Nous disposons d’une plateforme sécurisée par laquelle toute personne peut nous envoyer un signalement, qui sera instruit par notre permanence juridique, tenue à la confidentialité. Lorsque le dossier concerne bien une alerte éthique, et que la personne remplit les critères du lanceur d’alerte prévus par la loi, nous fournissons des conseils juridiques, pouvons rédiger une note de soutien dont le lanceur d’alerte pourra se prévaloir en justice, et, dans certains cas, intervenons à l’audience dans le cadre de contentieux stratégiques.

En tant que juriste et chargée de plaidoyer, j’ai une double casquette et des missions variées. D’une part, en tant que juriste, je participe aux activités de la permanence juridique de l’association, telles que décrites ci-dessus. D’autre part, en tant que chargée de plaidoyer, je fais du lobbying à l’échelle à la fois nationale et européenne pour améliorer la protection des lanceurs d’alerte. Par exemple, je travaille beaucoup en ce moment sur les meilleurs moyens juridiques de sauvegarder la liberté d’expression face à l’augmentation des procédures-bâillons visant les journalistes et les lanceurs d’alerte, une directive européenne sur le sujet étant en cours d’adoption.
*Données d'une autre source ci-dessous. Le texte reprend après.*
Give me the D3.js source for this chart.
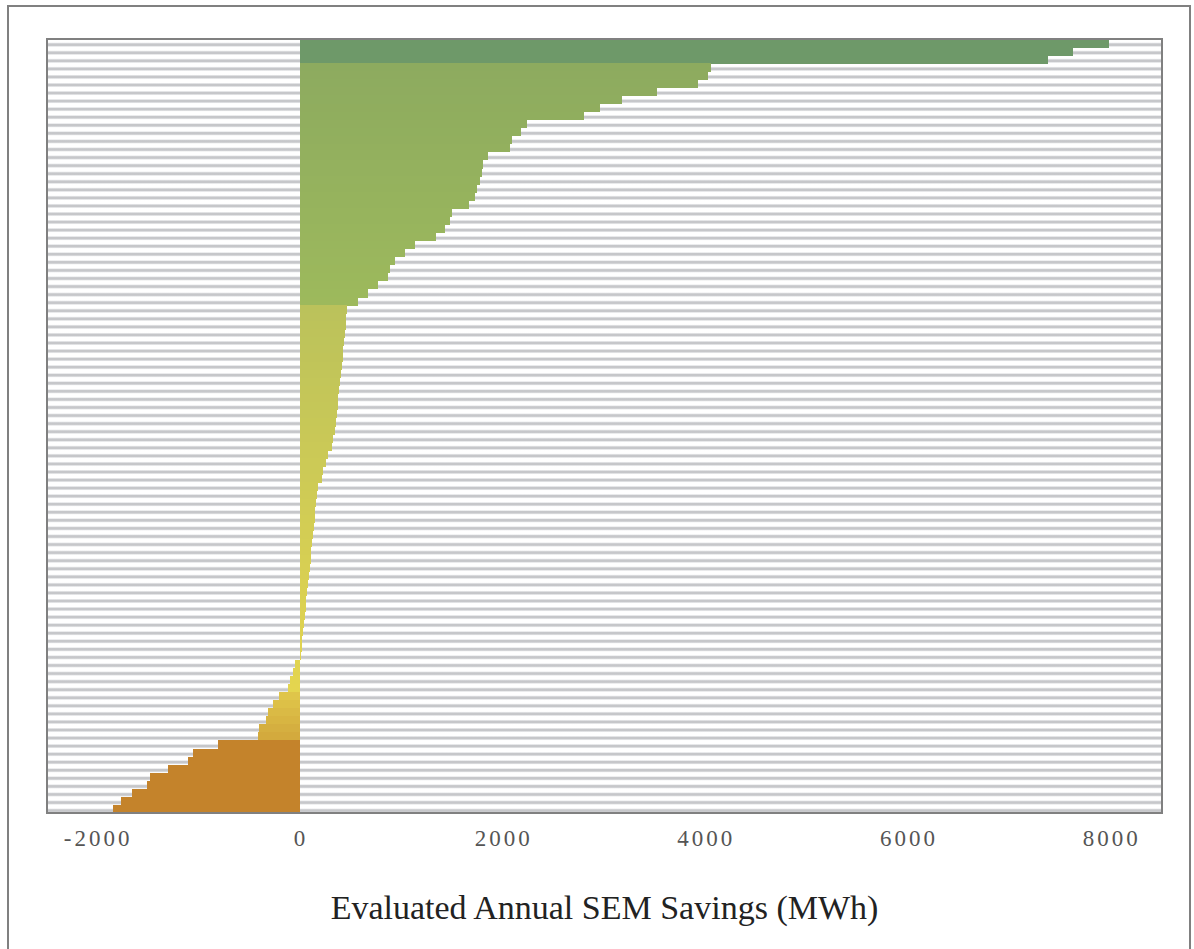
<!DOCTYPE html>
<html lang="en">

<head>
  <meta charset="utf-8">
  <title>Evaluated Annual SEM Savings</title>
  <script type="text/javascript" src="https://cdn.jsdelivr.net/npm/d3@7"></script>

  <style>
    body {
      margin: 0;
      background: #fff;
    }

    .axis path,
    .axis line {
      display: none;
    }

    .axis text {
      font-family: "Liberation Serif", "DejaVu Serif", serif;
      font-variant-numeric: oldstyle-nums;
      font-size: 23px;
      letter-spacing: 3px;
      fill: #555;
    }

    .title {
      font-family: "Liberation Serif", "DejaVu Serif", serif;
      font-size: 34px;
      fill: #222;
    }

    .frame {
      fill: none;
      stroke: #808080;
      stroke-width: 2;
    }
  </style>
</head>

<body>

  <script type="text/javascript">

    //Width and height
    var w = 1194;
    var h = 949;

    var plot = { left: 47, right: 1162, top: 39, bottom: 813 };

    // one row per project, sorted by savings (MWh)
    var projects = d3.range(1, 97).map(function (i) { return "P" + i; });

    var savings = [
      7975, 7625, 7375, 4050, 4020, 3925, 3520, 3175, 2955, 2800,
      2235, 2175, 2090, 2070, 1855, 1805, 1790, 1770, 1740, 1725,
      1665, 1495, 1475, 1425, 1335, 1130, 1030, 935, 885, 865,
      770, 670, 570, 457, 452, 447, 440, 432, 424, 417,
      407, 400, 391, 384, 374, 366, 358, 351, 341, 325,
      309, 275, 253, 226, 210, 177, 165, 155, 148, 140,
      132, 122, 115, 108, 100, 92, 84, 76, 68, 60,
      52, 44, 36, 28, 20, 12, 5, -55, -75, -105,
      -120, -210, -270, -320, -340, -410, -420, -810, -1060, -1110,
      -1310, -1480, -1510, -1660, -1770, -1850
    ];

    var xTicks = [-2000, 0, 2000, 4000, 6000, 8000];
    var xDomain = [-2500, 8500];
    var xTitle = "Evaluated Annual SEM Savings (MWh)";

    var dataset = projects.map(function (p, i) {
      return { project: p, value: savings[i] };
    });

    //Scales
    var xScale = d3.scaleLinear()
      .domain(xDomain)
      .range([plot.left, plot.right]);

    var yScale = d3.scaleBand()
      .domain(projects)
      .range([plot.top, plot.bottom]);

    // colour bands by savings level, shaded down each band
    var bands = [
      { min: 5000, max: Infinity, from: "#6e9969", to: "#6e9969" },
      { min: 500, max: 5000, from: "#8dab5f", to: "#9db95c" },
      { min: -150, max: 500, from: "#bbc25b", to: "#e4d54f" },
      { min: -500, max: -150, from: "#dfc54a", to: "#d3aa3d" },
      { min: -Infinity, max: -500, from: "#c4832b", to: "#c4832b" }
    ];

    bands.forEach(function (b) {
      b.rows = dataset.filter(function (d) { return d.value >= b.min && d.value < b.max; });
      b.color = d3.scaleLinear()
        .domain([0, Math.max(1, b.rows.length - 1)])
        .range([b.from, b.to])
        .interpolate(d3.interpolateRgb);
      b.rows.forEach(function (d, i) { d.color = b.color(i); });
    });

    //Create SVG element
    var svg = d3.select("body")
      .append("svg")
      .attr("width", w)
      .attr("height", h);

    // outer frame
    svg.append("rect")
      .attr("class", "frame")
      .attr("x", 8)
      .attr("y", 6)
      .attr("width", 1182)
      .attr("height", 980);

    // striped row backgrounds
    var grad = svg.append("defs")
      .append("linearGradient")
      .attr("id", "stripe")
      .attr("x1", 0).attr("y1", 0)
      .attr("x2", 0).attr("y2", 1);

    [[0, "#ffffff"], [0.4, "#ffffff"], [0.5, "#e8e9eb"], [0.6, "#c6c7ca"],
     [0.8, "#c6c7ca"], [0.9, "#e4e5e7"], [1, "#fbfbfb"]].forEach(function (s) {
      grad.append("stop")
        .attr("offset", s[0])
        .attr("stop-color", s[1]);
    });

    svg.append("g")
      .selectAll("rect")
      .data(dataset)
      .enter()
      .append("rect")
      .attr("x", plot.left)
      .attr("y", function (d) { return yScale(d.project); })
      .attr("width", plot.right - plot.left)
      .attr("height", yScale.bandwidth())
      .attr("fill", "url(#stripe)");

    //Bars
    svg.append("g")
      .selectAll("rect")
      .data(dataset)
      .enter()
      .append("rect")
      .attr("x", function (d) { return xScale(Math.min(0, d.value)); })
      .attr("y", function (d) { return yScale(d.project); })
      .attr("width", function (d) { return Math.abs(xScale(d.value) - xScale(0)); })
      .attr("height", yScale.bandwidth() + 0.5)
      .attr("fill", function (d) { return d.color; })
      .attr("shape-rendering", "crispEdges");

    // plot border
    svg.append("rect")
      .attr("class", "frame")
      .attr("x", plot.left)
      .attr("y", plot.top)
      .attr("width", plot.right - plot.left)
      .attr("height", plot.bottom - plot.top);

    //X axis, plain hyphen for negatives
    var xAxis = d3.axisBottom()
      .scale(xScale)
      .tickValues(xTicks)
      .tickSize(0)
      .tickPadding(17)
      .tickFormat(function (d) { return String(d); });

    svg.append("g")
      .attr("class", "axis")
      .attr("transform", "translate(0," + plot.bottom + ")")
      .call(xAxis);

    svg.append("text")
      .attr("class", "title")
      .attr("x", (plot.left + plot.right) / 2)
      .attr("y", 919)
      .attr("text-anchor", "middle")
      .text(xTitle);

  </script>
</body>

</html>
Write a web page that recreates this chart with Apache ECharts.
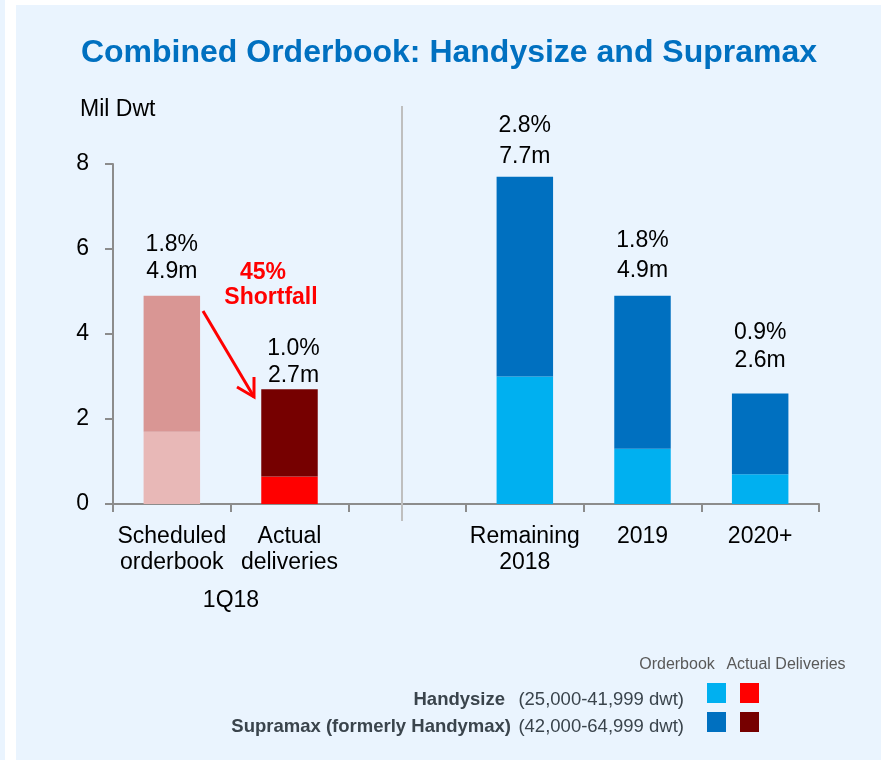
<!DOCTYPE html>
<html><head><meta charset="utf-8">
<script src="https://cdn.jsdelivr.net/npm/echarts@6/dist/echarts.min.js"></script>
<style>html,body{margin:0;padding:0;background:#fff}#c{width:881px;height:760px}</style>
</head><body><div id="c"></div>
<script>
// ---- data ----
const categories = ['Scheduled\norderbook', 'Actual\ndeliveries', '', 'Remaining\n2018', '2019', '2020+'];
const handysize = [1.7, 0.65, null, 3.0, 1.3, 0.7];
const supramax = [3.2, 2.05, null, 4.7, 3.6, 1.9];
const totalLabels = ['4.9m', '2.7m', '', '7.7m', '4.9m', '2.6m'];
const shareLabels = ['1.8%', '1.0%', '', '2.8%', '1.8%', '0.9%'];
const yMin = 0, yMax = 8, yStep = 2;

// ---- styles ----
const FONT = 'Liberation Sans, Arial, sans-serif';
const handyColors = ['#E8B8B7', '#FF0000', null, '#00B0F0', '#00B0F0', '#00B0F0'];
const supraColors = ['#D99694', '#760000', null, '#0070C0', '#0070C0', '#0070C0'];
const labelDist = [11, 0, 0, 5, 10, 19];
const labelDx = [0, 4, 0, 0, 0, 0];
const labelLH = [27, 27, 27, 31, 30, 28];
const BG = '#EAF4FE';

const chart = echarts.init(document.getElementById('c'), null, {renderer: 'canvas'});

const handyData = handysize.map((v, i) => v == null ? '-' : {value: v, itemStyle: {color: handyColors[i]}});
const supraData = supramax.map((v, i) => v == null ? '-' : {
  value: v,
  itemStyle: {color: supraColors[i]},
  label: {
    show: true, position: 'top', distance: labelDist[i], offset: [labelDx[i], 0],
    formatter: shareLabels[i] + '\n' + totalLabels[i],
    color: '#000', fontSize: 23, lineHeight: labelLH[i], fontFamily: FONT
  }
});

const axisGray = '#8C8C8C';

chart.setOption({
  animation: false,
  backgroundColor: '#fff',
  textStyle: {fontFamily: FONT},
  grid: {left: 113, right: 62, top: 164, bottom: 256, containLabel: false},
  xAxis: {
    type: 'category', data: categories,
    axisLine: {lineStyle: {color: axisGray, width: 2}},
    axisTick: {show: true, length: 8, lineStyle: {color: axisGray, width: 2}},
    axisLabel: {color: '#000', fontSize: 23, lineHeight: 26, margin: 20, fontFamily: FONT, interval: 0}
  },
  yAxis: {
    type: 'value', min: yMin, max: yMax, interval: yStep,
    splitLine: {show: false},
    axisLine: {show: true, lineStyle: {color: axisGray, width: 2}},
    axisTick: {show: true, length: 8, lineStyle: {color: axisGray, width: 2}},
    axisLabel: {color: '#000', fontSize: 23, margin: 24, fontFamily: FONT}
  },
  series: [
    {name: 'Handysize', type: 'bar', stack: 'a', barWidth: '48%', data: handyData},
    {name: 'Supramax', type: 'bar', stack: 'a', barWidth: '48%', data: supraData}
  ],
  graphic: [
    {type: 'rect', z: -10, silent: true, shape: {x: 0, y: 0, width: 5, height: 760}, style: {fill: BG}},
    {type: 'rect', z: -10, silent: true, shape: {x: 16, y: 5, width: 865, height: 755}, style: {fill: BG}},
    {type: 'text', x: 449, y: 53, style: {text: 'Combined Orderbook: Handysize and Supramax', fill: '#0070C0',
      font: 'bold 32px ' + FONT, textAlign: 'center', textVerticalAlign: 'middle'}},
    {type: 'text', x: 80, y: 110, style: {text: 'Mil Dwt', fill: '#000', font: '23px ' + FONT, textVerticalAlign: 'middle'}},
    {type: 'text', x: 231, y: 601, style: {text: '1Q18', fill: '#000', font: '23px ' + FONT, textAlign: 'center', textVerticalAlign: 'middle'}},
    {type: 'line', z: 5, shape: {x1: 402, y1: 106, x2: 402, y2: 521}, style: {stroke: '#BFBFBF', lineWidth: 2}},
    {type: 'text', x: 263, y: 273, style: {text: '45%', fill: '#FF0000', font: 'bold 23px ' + FONT,
      textAlign: 'center', textVerticalAlign: 'middle'}},
    {type: 'text', x: 271, y: 298, style: {text: 'Shortfall', fill: '#FF0000', font: 'bold 23px ' + FONT,
      textAlign: 'center', textVerticalAlign: 'middle'}},
    {type: 'polyline', z: 10, shape: {points: [[203, 311], [254, 397]]}, style: {stroke: '#FF0000', lineWidth: 3}},
    {type: 'polyline', z: 10, shape: {points: [[237, 387], [254, 397], [254, 377]]}, style: {stroke: '#FF0000', lineWidth: 3, fill: null}},
    // legend
    {type: 'text', x: 677, y: 665, style: {text: 'Orderbook', fill: '#595959', font: '16px ' + FONT, textAlign: 'center', textVerticalAlign: 'middle'}},
    {type: 'text', x: 786, y: 665, style: {text: 'Actual Deliveries', fill: '#595959', font: '16px ' + FONT, textAlign: 'center', textVerticalAlign: 'middle'}},
    {type: 'text', x: 684, y: 700, style: {text: '(25,000-41,999 dwt)', fill: '#3A444C', font: '18.5px ' + FONT, textAlign: 'right', textVerticalAlign: 'middle'}},
    {type: 'text', x: 505, y: 700, style: {text: 'Handysize', fill: '#3A444C', font: 'bold 18.5px ' + FONT, textAlign: 'right', textVerticalAlign: 'middle'}},
    {type: 'text', x: 684, y: 727, style: {text: '(42,000-64,999 dwt)', fill: '#3A444C', font: '18.5px ' + FONT, textAlign: 'right', textVerticalAlign: 'middle'}},
    {type: 'text', x: 511, y: 727, style: {text: 'Supramax (formerly Handymax)', fill: '#3A444C', font: 'bold 18.5px ' + FONT, textAlign: 'right', textVerticalAlign: 'middle'}},
    {type: 'rect', shape: {x: 707, y: 683, width: 19, height: 20}, style: {fill: '#00B0F0'}},
    {type: 'rect', shape: {x: 740, y: 683, width: 19, height: 20}, style: {fill: '#FF0000'}},
    {type: 'rect', shape: {x: 707, y: 712, width: 19, height: 20}, style: {fill: '#0070C0'}},
    {type: 'rect', shape: {x: 740, y: 712, width: 19, height: 20}, style: {fill: '#760000'}}
  ]
});
</script></body></html>
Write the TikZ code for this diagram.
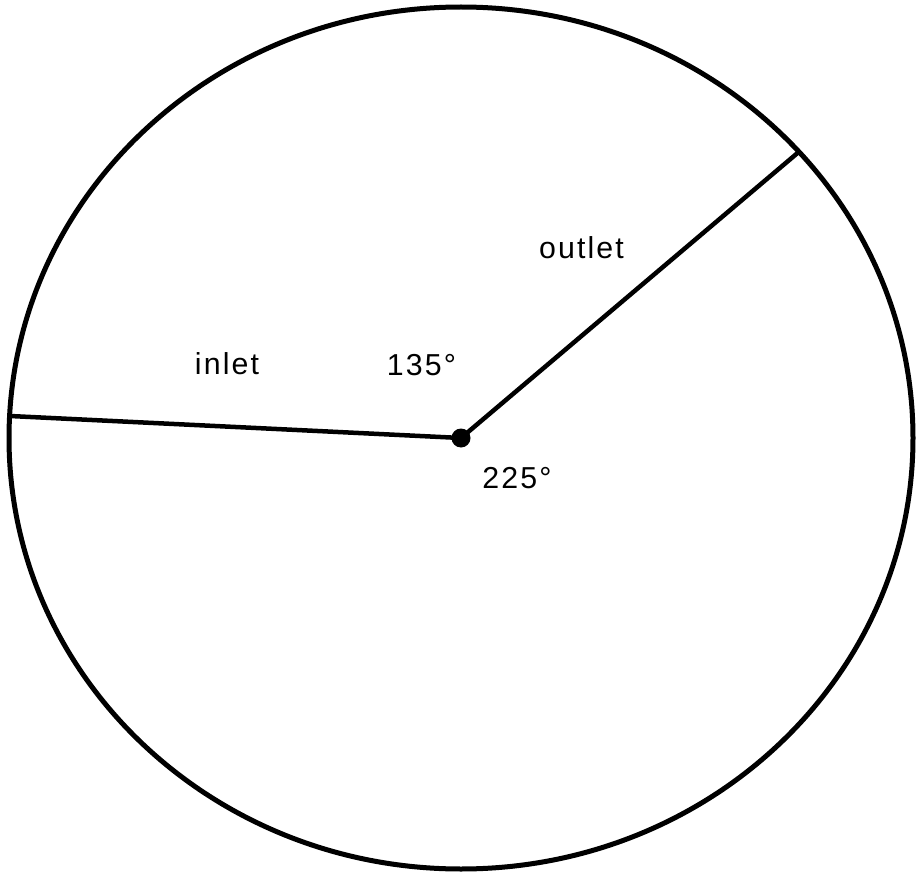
\documentclass[tikz,border=0pt]{standalone}
\usepackage{fontspec}
\setmainfont{Liberation Sans}[LetterSpace=7]
\begin{document}
\begin{tikzpicture}[x=1pt,y=-1pt,
  lbl/.style={inner sep=0pt,anchor=base,font=\fontsize{30.3}{36}\selectfont},
  rim/.style={line width=5pt},
  arm/.style={line width=4.5pt}]
\useasboundingbox (0,0) rectangle (916,872);
\coordinate (c) at (461,438);
\draw[rim] (c) ellipse [x radius=452, y radius=431];
\coordinate (in) at (10,416);
\coordinate (out) at (800.5,150.5);
\draw[arm] (in) -- (c);
\draw[arm] (c) -- (out);
\fill (c) circle (9.5);
\node[lbl] (tin) at (227,374.3) {inlet};
\node[lbl] (tout) at (581.5,258.3) {outlet};
\node[lbl] (a135) at (421.5,375) {135°};
\node[lbl] (a225) at (517,488.3) {225°};
\end{tikzpicture}
\end{document}
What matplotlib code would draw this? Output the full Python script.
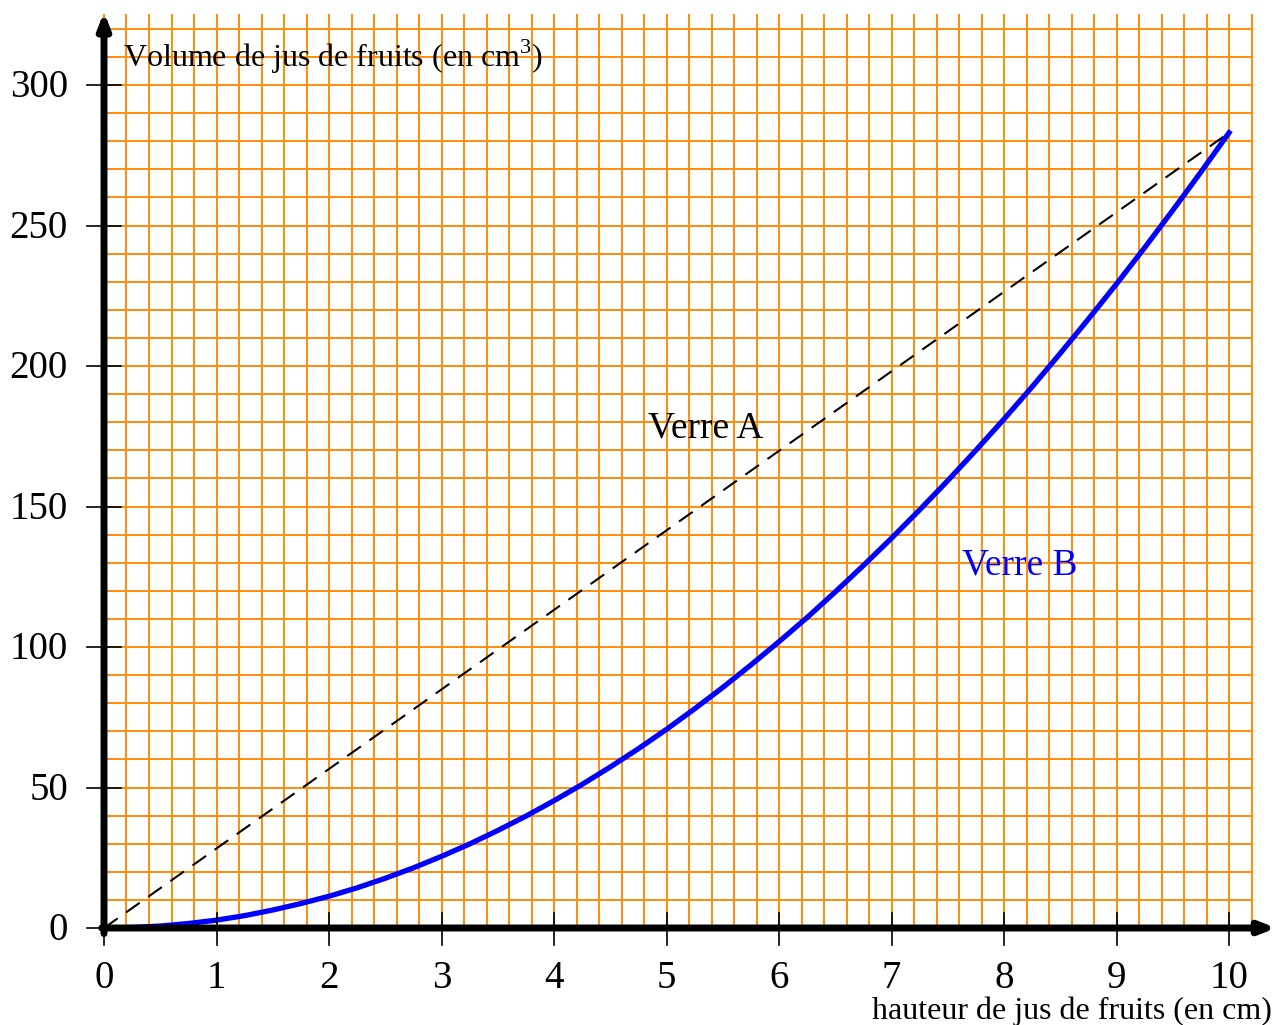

Quelles ont été les contributions de votre formation à l'École de droit envers la fonction que vous occupez aujourd'hui ?

Outre la rigueur d’analyse et la forte capacité de travail qu’elle permet de développer, à mon sens, la grande force de cette formation réside dans l’apprentissage de la déconstruction des normes. Il ne s’agit pas seulement de devenir juriste, mais également de développer une approche critique du droit, de l’aborder comme un objet social construit et donc toujours susceptible d’évoluer.

Ce dernier aspect continue de m’être utile au quotidien dans ma fonction de chargée de plaidoyer, en ce qu’une partie de mon travail exige justement d’aller au-delà du droit positif (c’est-à-dire du droit en vigueur) pour proposer de nouvelles règles plus adéquates.

Quels souvenirs gardez-vous de votre école, de votre promotion, de vos enseignants ?

Il faut reconnaître que la première année du master Droit économique est très exigeante : le rythme est soutenu, et l’étendue des connaissances et réflexes à acquérir semble parfois vertigineuse. L’année de césure m’a été extrêmement utile car elle m’a permis d’assimiler ces nouvelles connaissances en les mettant en pratique, et j’ai ainsi pu aborder la deuxième année du master en étant bien plus "solide" juridiquement.

Cette dernière année a donc été très plaisante, au sein de la spécialité Contentieux Économique et Arbitrage (CEA). J’ai noué des liens forts avec plusieurs personnes de ma promotion, tout en profitant pleinement de la stimulation intellectuelle offerte par les cours, en particulier le module "Stratégies du procès", lors duquel nous devions échanger chaque semaine des écritures juridiques en équipe.

Enfin, s’agissant des enseignant.e.s, j’ai particulièrement apprécié l’ensemble des cours dispensés par Marie Mercat-Bruns, dans lesquels celle-ci nous invite avec brio à questionner différentes normes juridiques.